In third place, 13 Going on 30 wilted 53% in the face of Mean Girls to a $9.9 million weekend and a $35.1 million 10-day total. Jennifer Garner's first star vehicle nonetheless has posted solid numbers, tainted somewhat by the fact it's the widest release ever for this kind of picture and by having the hype machine in overdrive. The $37 million female Big had a can't-miss hook—it's exemplary of the high concept comedy with its title alone basically telling all you need to know, like Sony/Revolution stablemate Daddy Day Care last year.

Par for the end of April, the other openers ranged from weak to DOA. Godsend and Laws of Attraction were neck-and-neck but Godsend pulled ahead on Sunday for a $6.9 million weekend at 2,323 theaters, while Laws settled for $6.7 million at 2,449.

The Robert DeNiro-Greg Kinnear-Rebecca Romijn cloning thriller took a hot topic of the day but then went with the well-trod Omen angle, forcing it to stand on set-up and star power alone. In this case, not enough for box office success, but home video could be its savior.

The Pierce Brosnan-Julianne Moore vehicle offered forced "witty repartee" instead of a catchy hook and sense of reality to help sell and create chemistry between the two stars, Brosnan and Moore are relatively new to romantic comedy and hence lack that context with potential moviegoers. At least Laws wasn't another Town and Country for New Line—that $90 million disaster debuted late April 2001 and grossed $6.7 million in its entire run.

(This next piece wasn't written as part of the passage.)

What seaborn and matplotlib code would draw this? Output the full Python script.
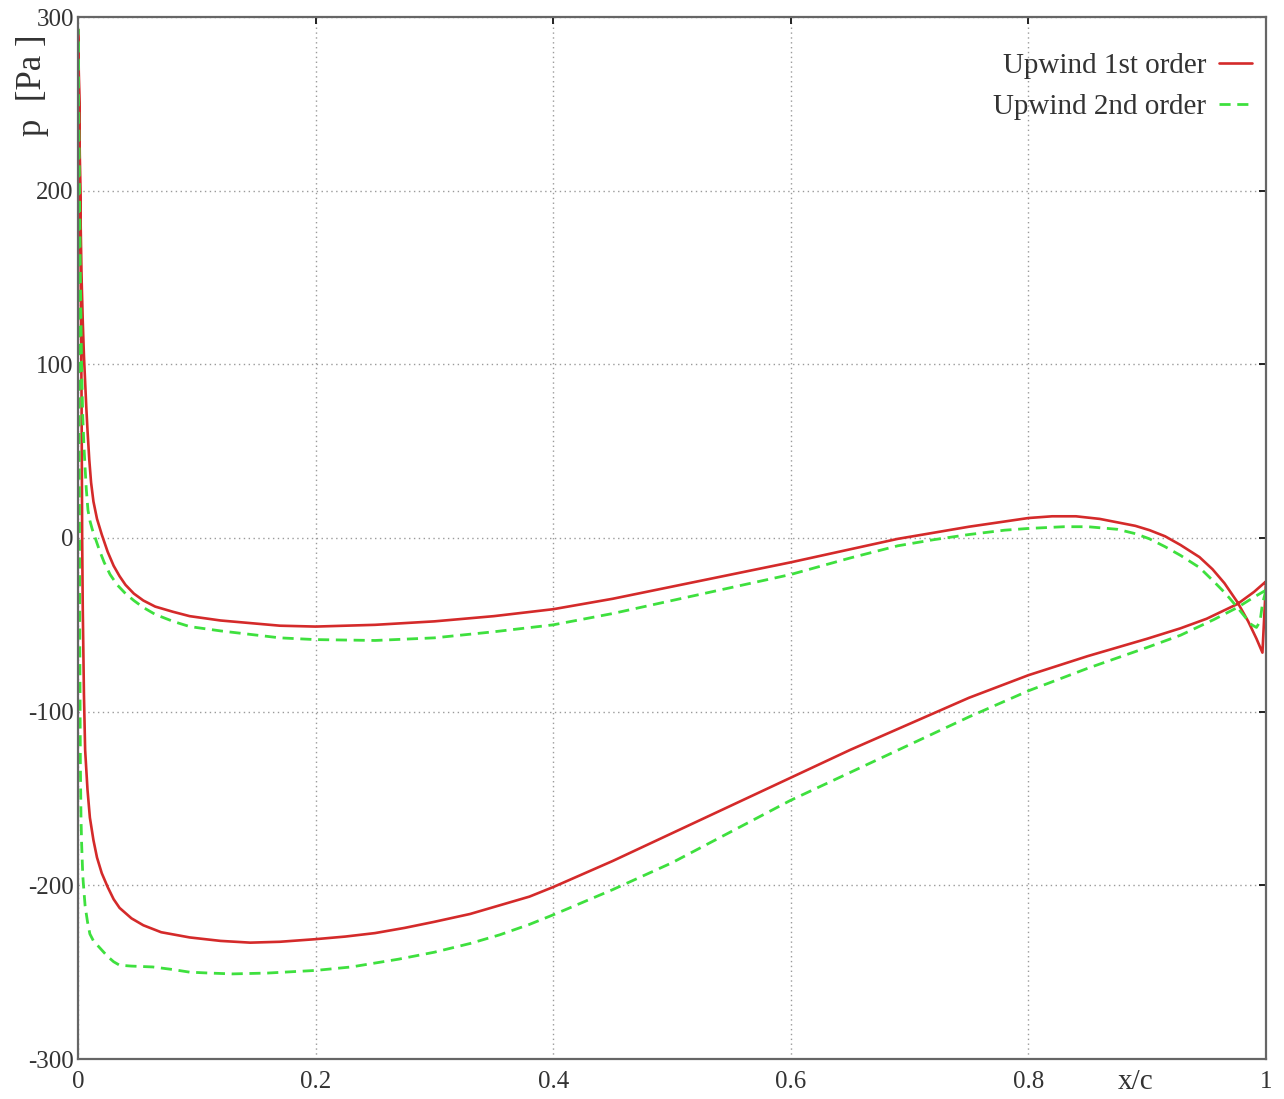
import numpy as np
import pandas as pd
import matplotlib
matplotlib.use("Agg")
import matplotlib.pyplot as plt
import seaborn as sns

# Surface pressure along the chord, suction side and pressure side,
# x/c positions and pressure [Pa] for each discretisation scheme.

# Upwind 1st order -- suction side (leading edge -> trailing edge)
x_up1_suction = [0.0, 0.001, 0.002, 0.003, 0.0035, 0.004, 0.0045, 0.005, 0.006,
                 0.008, 0.010, 0.013, 0.016, 0.020, 0.025, 0.030, 0.035, 0.045,
                 0.055, 0.07, 0.094, 0.12, 0.145, 0.17, 0.2, 0.225, 0.25,
                 0.275, 0.3, 0.33, 0.355, 0.38, 0.4, 0.45, 0.5, 0.55,
                 0.6, 0.65, 0.7, 0.75, 0.8, 0.85, 0.9, 0.928, 0.95,
                 0.976, 0.99, 1.0]
p_up1_suction = [293, 250, 180, 80, 0, -40, -65, -90, -122,
                 -145, -161, -174, -184, -193, -201, -208, -213, -219,
                 -223, -227, -230, -232, -233, -232.5, -231, -229.5, -227.5,
                 -224.5, -221, -216.5, -211.5, -206.5, -201, -186, -170, -154,
                 -138, -122, -107, -92, -79, -68, -58, -52, -46.5,
                 -38, -31, -25]

# Upwind 1st order -- pressure side (leading edge -> trailing edge)
x_up1_pressure = [0.0, 0.0005, 0.001, 0.002, 0.003, 0.004, 0.005, 0.006, 0.007,
                  0.008, 0.0095, 0.011, 0.013, 0.016, 0.020, 0.025, 0.030, 0.035,
                  0.040, 0.047, 0.055, 0.065, 0.08, 0.094, 0.12, 0.145, 0.17,
                  0.2, 0.25, 0.3, 0.35, 0.4, 0.45, 0.5, 0.55, 0.6,
                  0.65, 0.69, 0.72, 0.75, 0.78, 0.8, 0.82, 0.84, 0.86,
                  0.875, 0.89, 0.902, 0.915, 0.928, 0.944, 0.955, 0.965, 0.976,
                  0.985, 0.992, 0.997, 1.0]
p_up1_pressure = [293, 275, 250, 190, 150, 125, 105, 90, 75,
                  62, 45, 32, 21, 11, 2, -8, -16, -22,
                  -27, -32, -36, -39.5, -42.5, -45, -47.5, -49, -50.5,
                  -51, -50, -48, -45, -41, -35, -28, -21, -14,
                  -6.5, -0.5, 3, 6.5, 9.5, 11.5, 12.5, 12.5, 11,
                  9, 7, 4.5, 1, -4, -11, -18, -26, -37,
                  -48, -58, -66, -25]

# Upwind 2nd order -- suction side
x_up2_suction = [0.0, 0.0005, 0.001, 0.0015, 0.002, 0.0025, 0.003, 0.004, 0.0045,
                 0.006, 0.008, 0.010, 0.013, 0.017, 0.021, 0.025, 0.03, 0.035,
                 0.045, 0.063, 0.08, 0.094, 0.11, 0.13, 0.16, 0.2, 0.23,
                 0.27, 0.3, 0.33, 0.355, 0.38, 0.4, 0.45, 0.5, 0.55,
                 0.6, 0.65, 0.7, 0.75, 0.8, 0.85, 0.9, 0.928, 0.956,
                 0.976, 0.99, 1.0]
p_up2_suction = [293, 200, 60, -60, -130, -160, -175, -194, -199,
                 -212, -221, -228, -232, -235, -238, -241, -244, -246,
                 -246.5, -247, -248.5, -250, -250.5, -251, -250.5, -249, -247,
                 -242.5, -238.5, -233.5, -228.5, -222.5, -217, -202.5, -187, -169,
                 -151, -135, -119, -103, -88, -75, -63, -56, -47,
                 -40, -34, -30]

# Upwind 2nd order -- pressure side
x_up2_pressure = [0.0, 0.001, 0.002, 0.003, 0.004, 0.005, 0.006, 0.007, 0.0084,
                  0.010, 0.012, 0.014, 0.018, 0.022, 0.027, 0.033, 0.04, 0.047,
                  0.055, 0.065, 0.08, 0.094, 0.12, 0.145, 0.17, 0.2, 0.25,
                  0.3, 0.35, 0.4, 0.45, 0.5, 0.55, 0.6, 0.65, 0.69,
                  0.72, 0.75, 0.78, 0.8, 0.83, 0.85, 0.875, 0.89, 0.902,
                  0.915, 0.928, 0.944, 0.956, 0.966, 0.976, 0.983, 0.988, 0.992,
                  0.995, 0.997, 1.0]
p_up2_pressure = [293, 220, 150, 100, 70, 53, 40, 28, 16,
                  10, 5, 1, -7, -14, -21, -27, -32, -36,
                  -40, -44, -48, -51, -53.5, -55.5, -57.5, -58.5, -59,
                  -57.5, -54, -50, -43.5, -36, -28.5, -21, -11.5, -4.5,
                  -1, 2, 4.5, 5.5, 6.5, 6.5, 5, 2.5, -0.5,
                  -5, -10, -17, -25, -32, -40, -46, -50, -51.5,
                  -48, -38, -30]

labels = ["Upwind 1st order", "Upwind 2nd order"]
x_ticks = [0, 0.2, 0.4, 0.6, 0.8, 1]
x_tick_labels = ["0", "0.2", "0.4", "0.6", "0.8", "1"]
y_ticks = [-300, -200, -100, 0, 100, 200, 300]


def closed_path(xs_s, ps_s, xs_p, ps_p):
    # trailing edge -> leading edge along the suction side, then back along the pressure side
    xs = list(reversed(xs_s)) + list(xs_p)[1:]
    ps = list(reversed(ps_s)) + list(ps_p)[1:]
    return pd.DataFrame({"x": xs, "p": ps})


df1 = closed_path(x_up1_suction, p_up1_suction, x_up1_pressure, p_up1_pressure)
df2 = closed_path(x_up2_suction, p_up2_suction, x_up2_pressure, p_up2_pressure)

sns.set_theme(style="white")
plt.rcParams["font.family"] = ["Liberation Serif", "DejaVu Serif"]
plt.rcParams["axes.unicode_minus"] = False
text_color = "#333333"

fig = plt.figure(figsize=(12.84, 10.99), dpi=100)
ax = fig.add_axes([78 / 1284, 1 - 1059 / 1099, (1266 - 78) / 1284, (1059 - 17) / 1099])

sns.lineplot(data=df1, x="x", y="p", ax=ax, sort=False, estimator=None,
             color="#d42a2a", linewidth=1.9, label=labels[0])
sns.lineplot(data=df2, x="x", y="p", ax=ax, sort=False, estimator=None,
             color="#3ee03e", linewidth=2.0, linestyle=(0, (4, 2.4)), label=labels[1])

ax.set_xlim(0, 1)
ax.set_ylim(-300, 300)
ax.set_xticks(x_ticks)
ax.set_xticklabels(x_tick_labels)
ax.set_yticks(y_ticks)

ax.grid(True, linestyle=(0, (1, 2.5)), color="#9a9a9a", linewidth=1.0)
for spine in ax.spines.values():
    spine.set_color("#666666")
    spine.set_linewidth(1.6)

ax.tick_params(axis="both", which="both", direction="in", length=5, width=1.4,
               color="#222222", top=True, right=True, labelcolor=text_color,
               labelsize=18)
ax.tick_params(axis="x", pad=9)
ax.tick_params(axis="y", pad=3)

ax.set_xlabel("x/c", fontsize=21, color=text_color)
ax.xaxis.set_label_coords(0.89, -0.022)
ax.xaxis.label.set_va("center")
ax.set_ylabel("p  [Pa ]", fontsize=25, color=text_color)
ax.yaxis.set_label_coords(-0.038, 0.935)
ax.yaxis.label.set_va("center")

leg = ax.legend(loc="upper right", frameon=False, markerfirst=False,
                fontsize=21, handlelength=1.1, handletextpad=0.45,
                labelspacing=0.49, borderaxespad=0.3,
                bbox_to_anchor=(1.005, 0.985))
for t in leg.get_texts():
    t.set_color(text_color)

fig.savefig("out.png", dpi=100)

Though its titular feeling makes people green, the only color the long delayed Envy will likely see is red. The $40 million Jack Black-Ben Stiller dark comedy eked out $6.2 million from 2,445 venues this weekend. The genre is a notoriously tough sell—Stiller himself saw Duplex limp to $9.7 million total last fall—and matters weren't helped by Black and Stiller's lack of publicity.

"His Passion Made Him a Legend" reads the slogan for Bobby Jones: Stroke of Genius in an attempt to highlight star Jim Caviezel's connection to The Passion of the Christ. That connection helped convince enough exhibitors for a national release of 1,332 theaters, but not even Jesus can save a biopic that looks better suited to cable TV than the big screen. Bobby bowed in a 16th place sandtrap, putting to just $1.2 million for the weekend. Besides the only successful golf movies have been comedies (Caddyshack, Tin Cup, Happy Gilmore).